* _WRITTEN REQUEST_:
Write the lines out again, from the top of the material to the line containing "2, 2.4, 2.15]", pictures excluded.

* _INFORMATION SHOWN_:
= = = = =
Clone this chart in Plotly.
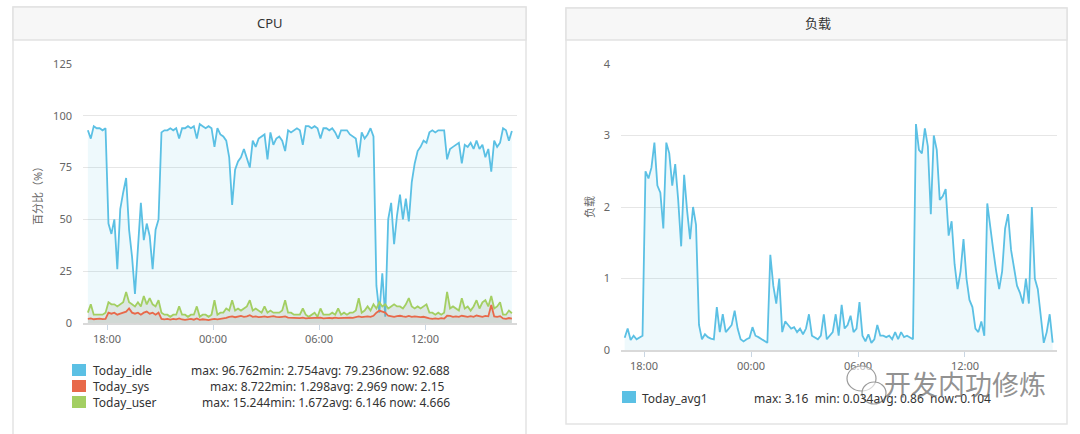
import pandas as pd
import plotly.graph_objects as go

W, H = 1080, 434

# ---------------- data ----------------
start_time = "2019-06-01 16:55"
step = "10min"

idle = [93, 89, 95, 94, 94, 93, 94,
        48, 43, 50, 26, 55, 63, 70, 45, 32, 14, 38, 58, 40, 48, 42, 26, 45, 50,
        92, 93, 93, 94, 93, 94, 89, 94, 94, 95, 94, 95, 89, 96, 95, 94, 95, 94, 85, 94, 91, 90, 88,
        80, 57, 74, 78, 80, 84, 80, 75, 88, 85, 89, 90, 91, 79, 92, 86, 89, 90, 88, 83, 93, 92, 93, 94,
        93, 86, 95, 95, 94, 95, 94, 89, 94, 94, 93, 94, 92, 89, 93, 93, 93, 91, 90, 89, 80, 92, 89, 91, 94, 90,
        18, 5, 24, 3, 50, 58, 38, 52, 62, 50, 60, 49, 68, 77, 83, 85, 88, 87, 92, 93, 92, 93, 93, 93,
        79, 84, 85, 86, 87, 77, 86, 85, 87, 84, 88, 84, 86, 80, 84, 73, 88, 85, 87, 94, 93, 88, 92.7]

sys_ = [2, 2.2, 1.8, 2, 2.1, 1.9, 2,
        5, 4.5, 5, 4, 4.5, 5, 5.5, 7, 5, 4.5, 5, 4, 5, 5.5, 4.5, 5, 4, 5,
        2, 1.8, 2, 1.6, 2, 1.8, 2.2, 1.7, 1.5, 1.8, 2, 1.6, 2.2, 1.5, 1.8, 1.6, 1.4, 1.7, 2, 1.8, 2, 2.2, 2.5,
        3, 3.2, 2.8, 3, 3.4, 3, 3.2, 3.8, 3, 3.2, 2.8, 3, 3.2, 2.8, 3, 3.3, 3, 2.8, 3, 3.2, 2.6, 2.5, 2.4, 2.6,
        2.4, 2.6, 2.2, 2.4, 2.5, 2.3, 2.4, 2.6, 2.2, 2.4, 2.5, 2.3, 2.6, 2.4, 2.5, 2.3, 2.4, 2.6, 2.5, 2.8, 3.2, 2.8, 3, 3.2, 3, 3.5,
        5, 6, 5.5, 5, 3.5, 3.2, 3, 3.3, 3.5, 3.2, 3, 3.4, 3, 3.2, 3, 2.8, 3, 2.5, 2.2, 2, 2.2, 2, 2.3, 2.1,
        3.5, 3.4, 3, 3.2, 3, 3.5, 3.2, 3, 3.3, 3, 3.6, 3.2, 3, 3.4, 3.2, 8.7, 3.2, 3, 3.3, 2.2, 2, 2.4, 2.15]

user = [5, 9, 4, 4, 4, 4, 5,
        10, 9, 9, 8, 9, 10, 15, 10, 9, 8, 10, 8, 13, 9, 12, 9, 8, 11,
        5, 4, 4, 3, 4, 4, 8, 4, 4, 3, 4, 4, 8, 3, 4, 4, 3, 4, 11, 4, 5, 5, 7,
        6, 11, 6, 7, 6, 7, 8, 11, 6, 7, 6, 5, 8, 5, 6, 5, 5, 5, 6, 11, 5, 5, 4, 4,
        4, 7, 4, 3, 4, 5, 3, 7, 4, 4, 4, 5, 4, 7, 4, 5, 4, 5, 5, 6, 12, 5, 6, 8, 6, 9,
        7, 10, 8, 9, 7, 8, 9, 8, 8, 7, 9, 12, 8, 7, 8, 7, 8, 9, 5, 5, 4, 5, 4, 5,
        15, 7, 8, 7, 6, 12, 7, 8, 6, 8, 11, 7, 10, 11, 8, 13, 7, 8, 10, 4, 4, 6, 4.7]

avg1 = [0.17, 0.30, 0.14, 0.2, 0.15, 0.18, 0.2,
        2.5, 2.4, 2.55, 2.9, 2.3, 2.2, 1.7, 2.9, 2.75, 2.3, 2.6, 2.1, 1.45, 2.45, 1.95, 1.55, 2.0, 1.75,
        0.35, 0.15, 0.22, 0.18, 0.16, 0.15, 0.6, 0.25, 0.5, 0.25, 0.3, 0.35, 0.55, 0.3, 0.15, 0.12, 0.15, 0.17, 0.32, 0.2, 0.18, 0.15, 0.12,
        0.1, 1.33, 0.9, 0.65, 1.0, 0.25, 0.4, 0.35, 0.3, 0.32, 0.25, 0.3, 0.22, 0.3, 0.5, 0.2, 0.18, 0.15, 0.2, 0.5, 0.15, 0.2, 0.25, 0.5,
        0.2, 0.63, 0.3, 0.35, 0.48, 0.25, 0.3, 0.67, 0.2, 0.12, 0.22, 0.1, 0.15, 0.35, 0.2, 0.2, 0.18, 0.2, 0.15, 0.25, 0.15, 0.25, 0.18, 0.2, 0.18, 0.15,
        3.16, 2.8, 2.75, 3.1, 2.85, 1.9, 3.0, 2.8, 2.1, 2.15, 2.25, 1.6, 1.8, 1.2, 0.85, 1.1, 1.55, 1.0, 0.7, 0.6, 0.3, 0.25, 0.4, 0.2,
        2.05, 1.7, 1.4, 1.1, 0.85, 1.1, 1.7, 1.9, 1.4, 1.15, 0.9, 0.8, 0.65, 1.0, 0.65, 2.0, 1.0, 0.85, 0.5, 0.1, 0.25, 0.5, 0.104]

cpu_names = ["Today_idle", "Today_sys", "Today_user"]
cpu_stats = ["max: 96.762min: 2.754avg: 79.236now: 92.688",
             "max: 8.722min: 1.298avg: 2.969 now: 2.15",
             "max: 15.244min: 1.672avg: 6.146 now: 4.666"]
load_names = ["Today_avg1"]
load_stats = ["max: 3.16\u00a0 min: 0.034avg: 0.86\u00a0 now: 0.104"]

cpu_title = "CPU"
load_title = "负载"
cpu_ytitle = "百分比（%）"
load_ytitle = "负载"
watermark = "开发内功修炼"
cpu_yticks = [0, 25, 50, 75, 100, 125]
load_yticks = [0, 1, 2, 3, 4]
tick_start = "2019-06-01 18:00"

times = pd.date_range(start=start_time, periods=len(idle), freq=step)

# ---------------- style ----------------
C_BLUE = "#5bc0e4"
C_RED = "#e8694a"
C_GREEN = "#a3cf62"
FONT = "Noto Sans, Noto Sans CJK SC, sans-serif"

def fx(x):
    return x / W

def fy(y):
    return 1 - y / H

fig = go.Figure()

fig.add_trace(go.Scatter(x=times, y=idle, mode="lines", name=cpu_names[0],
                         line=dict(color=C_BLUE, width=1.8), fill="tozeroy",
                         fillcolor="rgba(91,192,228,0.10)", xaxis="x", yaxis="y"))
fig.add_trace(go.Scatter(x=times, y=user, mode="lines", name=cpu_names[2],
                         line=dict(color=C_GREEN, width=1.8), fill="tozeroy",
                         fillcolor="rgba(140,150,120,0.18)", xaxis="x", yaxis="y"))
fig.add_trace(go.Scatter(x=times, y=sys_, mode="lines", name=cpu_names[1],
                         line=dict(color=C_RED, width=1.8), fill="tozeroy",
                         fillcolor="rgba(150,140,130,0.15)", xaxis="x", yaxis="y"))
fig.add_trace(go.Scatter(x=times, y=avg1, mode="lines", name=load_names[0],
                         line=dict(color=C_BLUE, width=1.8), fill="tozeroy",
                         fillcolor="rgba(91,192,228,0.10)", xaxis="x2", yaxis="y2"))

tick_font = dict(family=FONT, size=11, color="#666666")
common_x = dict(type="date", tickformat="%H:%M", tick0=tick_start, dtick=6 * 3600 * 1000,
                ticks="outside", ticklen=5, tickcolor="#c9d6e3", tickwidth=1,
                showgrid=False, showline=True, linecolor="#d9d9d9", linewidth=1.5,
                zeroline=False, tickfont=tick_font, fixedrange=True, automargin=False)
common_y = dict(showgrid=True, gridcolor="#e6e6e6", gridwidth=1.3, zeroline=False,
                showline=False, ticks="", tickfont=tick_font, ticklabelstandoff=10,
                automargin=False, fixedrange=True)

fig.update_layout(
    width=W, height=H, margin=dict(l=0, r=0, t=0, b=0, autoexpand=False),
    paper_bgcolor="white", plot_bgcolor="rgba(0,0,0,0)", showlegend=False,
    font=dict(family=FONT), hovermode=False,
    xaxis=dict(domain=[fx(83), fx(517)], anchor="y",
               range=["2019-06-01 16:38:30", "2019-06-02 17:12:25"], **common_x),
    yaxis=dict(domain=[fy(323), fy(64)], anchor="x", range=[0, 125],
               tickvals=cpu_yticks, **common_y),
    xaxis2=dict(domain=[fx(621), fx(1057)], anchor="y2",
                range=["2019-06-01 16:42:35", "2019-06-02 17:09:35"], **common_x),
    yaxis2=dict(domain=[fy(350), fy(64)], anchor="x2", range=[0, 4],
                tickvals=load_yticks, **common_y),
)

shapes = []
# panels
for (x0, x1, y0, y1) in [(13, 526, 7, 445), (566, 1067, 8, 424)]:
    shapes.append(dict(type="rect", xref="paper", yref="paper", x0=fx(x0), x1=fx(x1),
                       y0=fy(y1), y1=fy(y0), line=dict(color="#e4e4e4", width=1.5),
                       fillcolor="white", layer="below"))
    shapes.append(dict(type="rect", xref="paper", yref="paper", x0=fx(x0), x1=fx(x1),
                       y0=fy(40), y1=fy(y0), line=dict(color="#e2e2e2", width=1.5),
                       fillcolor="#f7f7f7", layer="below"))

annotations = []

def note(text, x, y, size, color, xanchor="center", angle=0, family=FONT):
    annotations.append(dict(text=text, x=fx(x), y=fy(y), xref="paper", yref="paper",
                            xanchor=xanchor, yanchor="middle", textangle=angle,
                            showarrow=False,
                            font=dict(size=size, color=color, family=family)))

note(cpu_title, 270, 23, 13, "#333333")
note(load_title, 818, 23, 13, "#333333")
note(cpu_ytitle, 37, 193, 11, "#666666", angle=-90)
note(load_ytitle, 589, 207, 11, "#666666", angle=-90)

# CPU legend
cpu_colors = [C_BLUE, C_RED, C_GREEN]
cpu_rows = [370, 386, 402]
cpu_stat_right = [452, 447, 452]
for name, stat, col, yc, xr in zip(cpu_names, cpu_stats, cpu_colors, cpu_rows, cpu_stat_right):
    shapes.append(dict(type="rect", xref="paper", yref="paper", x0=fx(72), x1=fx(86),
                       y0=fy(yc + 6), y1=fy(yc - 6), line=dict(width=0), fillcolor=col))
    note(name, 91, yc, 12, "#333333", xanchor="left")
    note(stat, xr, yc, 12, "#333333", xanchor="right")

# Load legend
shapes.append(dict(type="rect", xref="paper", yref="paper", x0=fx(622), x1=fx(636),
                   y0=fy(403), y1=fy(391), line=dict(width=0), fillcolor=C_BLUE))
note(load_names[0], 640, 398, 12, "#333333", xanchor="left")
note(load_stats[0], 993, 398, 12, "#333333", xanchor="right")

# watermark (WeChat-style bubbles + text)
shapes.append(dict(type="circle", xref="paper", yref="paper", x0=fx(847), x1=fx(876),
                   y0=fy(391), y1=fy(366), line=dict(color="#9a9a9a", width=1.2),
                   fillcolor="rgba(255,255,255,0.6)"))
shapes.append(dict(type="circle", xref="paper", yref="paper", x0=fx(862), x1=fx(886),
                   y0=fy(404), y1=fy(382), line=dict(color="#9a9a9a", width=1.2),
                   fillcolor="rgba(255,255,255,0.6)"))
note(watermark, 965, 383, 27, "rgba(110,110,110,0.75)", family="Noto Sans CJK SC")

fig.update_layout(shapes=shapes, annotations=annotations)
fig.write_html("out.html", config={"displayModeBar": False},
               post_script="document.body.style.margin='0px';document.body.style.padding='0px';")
= = = = =
* _RESULT OF THIS TASK_:
Clone this chart in Plotly.
import pandas as pd
import plotly.graph_objects as go

W, H = 1080, 434

# ---------------- data ----------------
start_time = "2019-06-01 16:55"
step = "10min"

idle = [93, 89, 95, 94, 94, 93, 94,
        48, 43, 50, 26, 55, 63, 70, 45, 32, 14, 38, 58, 40, 48, 42, 26, 45, 50,
        92, 93, 93, 94, 93, 94, 89, 94, 94, 95, 94, 95, 89, 96, 95, 94, 95, 94, 85, 94, 91, 90, 88,
        80, 57, 74, 78, 80, 84, 80, 75, 88, 85, 89, 90, 91, 79, 92, 86, 89, 90, 88, 83, 93, 92, 93, 94,
        93, 86, 95, 95, 94, 95, 94, 89, 94, 94, 93, 94, 92, 89, 93, 93, 93, 91, 90, 89, 80, 92, 89, 91, 94, 90,
        18, 5, 24, 3, 50, 58, 38, 52, 62, 50, 60, 49, 68, 77, 83, 85, 88, 87, 92, 93, 92, 93, 93, 93,
        79, 84, 85, 86, 87, 77, 86, 85, 87, 84, 88, 84, 86, 80, 84, 73, 88, 85, 87, 94, 93, 88, 92.7]

sys_ = [2, 2.2, 1.8, 2, 2.1, 1.9, 2,
        5, 4.5, 5, 4, 4.5, 5, 5.5, 7, 5, 4.5, 5, 4, 5, 5.5, 4.5, 5, 4, 5,
        2, 1.8, 2, 1.6, 2, 1.8, 2.2, 1.7, 1.5, 1.8, 2, 1.6, 2.2, 1.5, 1.8, 1.6, 1.4, 1.7, 2, 1.8, 2, 2.2, 2.5,
        3, 3.2, 2.8, 3, 3.4, 3, 3.2, 3.8, 3, 3.2, 2.8, 3, 3.2, 2.8, 3, 3.3, 3, 2.8, 3, 3.2, 2.6, 2.5, 2.4, 2.6,
        2.4, 2.6, 2.2, 2.4, 2.5, 2.3, 2.4, 2.6, 2.2, 2.4, 2.5, 2.3, 2.6, 2.4, 2.5, 2.3, 2.4, 2.6, 2.5, 2.8, 3.2, 2.8, 3, 3.2, 3, 3.5,
        5, 6, 5.5, 5, 3.5, 3.2, 3, 3.3, 3.5, 3.2, 3, 3.4, 3, 3.2, 3, 2.8, 3, 2.5, 2.2, 2, 2.2, 2, 2.3, 2.1,
        3.5, 3.4, 3, 3.2, 3, 3.5, 3.2, 3, 3.3, 3, 3.6, 3.2, 3, 3.4, 3.2, 8.7, 3.2, 3, 3.3, 2.2, 2, 2.4, 2.15]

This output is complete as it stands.